## What to work on
Starting from the top of the material, restate each line exactly until the line that contains "plt.rcParams['font.family'] = ['Lato', 'DejaVu", which is also copied. Pictures are excluded.

## Data lines
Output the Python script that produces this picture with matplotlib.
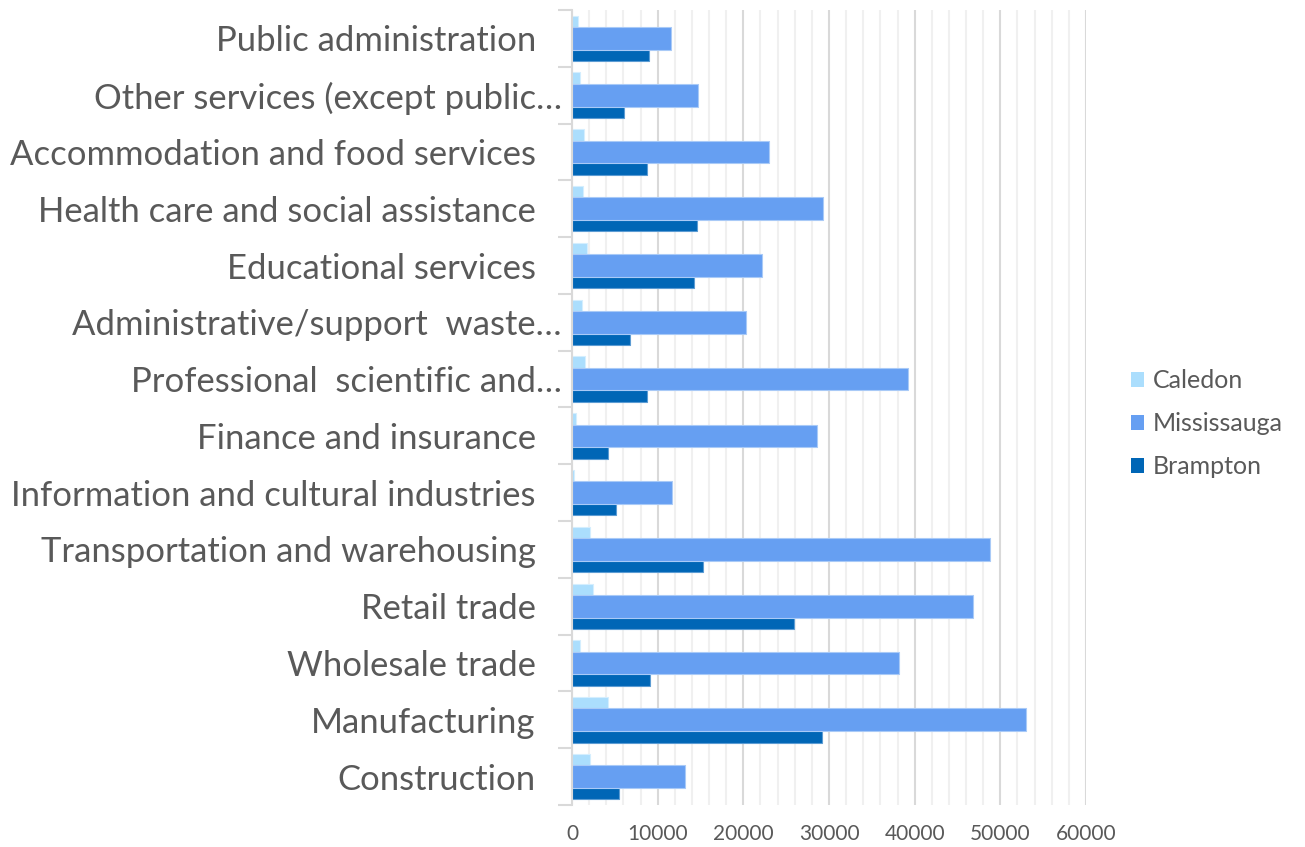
import numpy as np
import matplotlib
matplotlib.use('Agg')
import matplotlib.pyplot as plt
from matplotlib.patches import Patch
from matplotlib.ticker import MultipleLocator
from matplotlib.transforms import ScaledTranslation

plt.rcParams['font.family'] = ['Lato', 'DejaVu Sans']

# bottom to top, as drawn
industries = ['Construction', 'Manufacturing', 'Wholesale trade', 'Retail trade',
              'Transportation and warehousing', 'Information and cultural industries',
              'Finance and insurance', 'Professional  scientific and…',
              'Administrative/support  waste…', 'Educational services',
              'Health care and social assistance', 'Accommodation and food services',
              'Other services (except public…', 'Public administration']
caledon = [2140, 4210, 940, 2420, 2140, 200, 430, 1480, 1130, 1790, 1250, 1400, 890, 690]
mississauga = [13250, 52980, 38130, 46780, 48810, 11730, 28620, 39180, 20310, 22220,
               29280, 22960, 14740, 11560]
brampton = [5500, 29200, 9120, 25890, 15240, 5150, 4250, 8810, 6820, 14230, 14540,
            8730, 6130, 8950]

c_cal = '#ABDEFD'
c_mis = '#669FF2'
c_bra = '#0066B6'
text_col = '#595959'

fig = plt.figure(figsize=(13.05, 8.47), dpi=100)
ax = fig.add_axes([0.4383, 0.0496, 0.3939, 0.9386])

y = np.arange(len(industries))
h = 0.40
ax.barh(y + 0.2, caledon, height=h, color=c_cal, edgecolor='#D4EEFE', linewidth=0.8, zorder=3)
ax.barh(y - 0.2, brampton, height=h, color=c_bra, edgecolor='#5C9CD3', linewidth=0.8, zorder=3)
ax.barh(y, mississauga, height=h, color=c_mis, edgecolor='#A9CAF7', linewidth=0.8, zorder=4)

ax.set_xlim(0, 60000)
ax.set_ylim(-0.5, len(industries) - 0.5)
ax.xaxis.set_major_locator(MultipleLocator(10000))
ax.xaxis.set_minor_locator(MultipleLocator(2000))
ax.grid(axis='x', which='major', color='#D9D9D9', linewidth=1.5, zorder=1)
ax.grid(axis='x', which='minor', color='#F0F0F0', linewidth=1.5, zorder=0)

ax.set_yticks(y)
ax.set_yticklabels(industries, fontsize=24.9, color=text_col)
ax.set_yticks(np.arange(-0.5, len(industries)), minor=True)
ax.tick_params(axis='y', which='major', length=0, pad=26)
ax.tick_params(axis='y', which='minor', length=10, width=1.5, color='#D9D9D9')
ax.tick_params(axis='x', which='both', length=0, labelsize=15, labelcolor=text_col, pad=14)

# truncated labels run a bit further right, as in the original
shift = ScaledTranslation(0.26, 0, fig.dpi_scale_trans)
for lbl in ax.get_yticklabels():
    if lbl.get_text().endswith('…'):
        lbl.set_transform(lbl.get_transform() + shift)

for s in ['top', 'right', 'bottom']:
    ax.spines[s].set_visible(False)
ax.spines['left'].set_color('#D9D9D9')
ax.spines['left'].set_linewidth(1.5)
ax.spines['left'].set_zorder(5)

handles = [Patch(facecolor=c_cal), Patch(facecolor=c_mis), Patch(facecolor=c_bra)]
fig.legend(handles, ['Caledon', 'Mississauga', 'Brampton'], loc='center left',
           bbox_to_anchor=(0.8495, 0.4995), frameon=False, fontsize=18,
           handlelength=0.52, handleheight=0.52, handletextpad=0.35,
           labelspacing=0.8, labelcolor=text_col)

fig.savefig('out.png', dpi=100)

## Exercise response
Output the Python script that produces this picture with matplotlib.
import numpy as np
import matplotlib
matplotlib.use('Agg')
import matplotlib.pyplot as plt
from matplotlib.patches import Patch
from matplotlib.ticker import MultipleLocator
from matplotlib.transforms import ScaledTranslation

plt.rcParams['font.family'] = ['Lato', 'DejaVu Sans']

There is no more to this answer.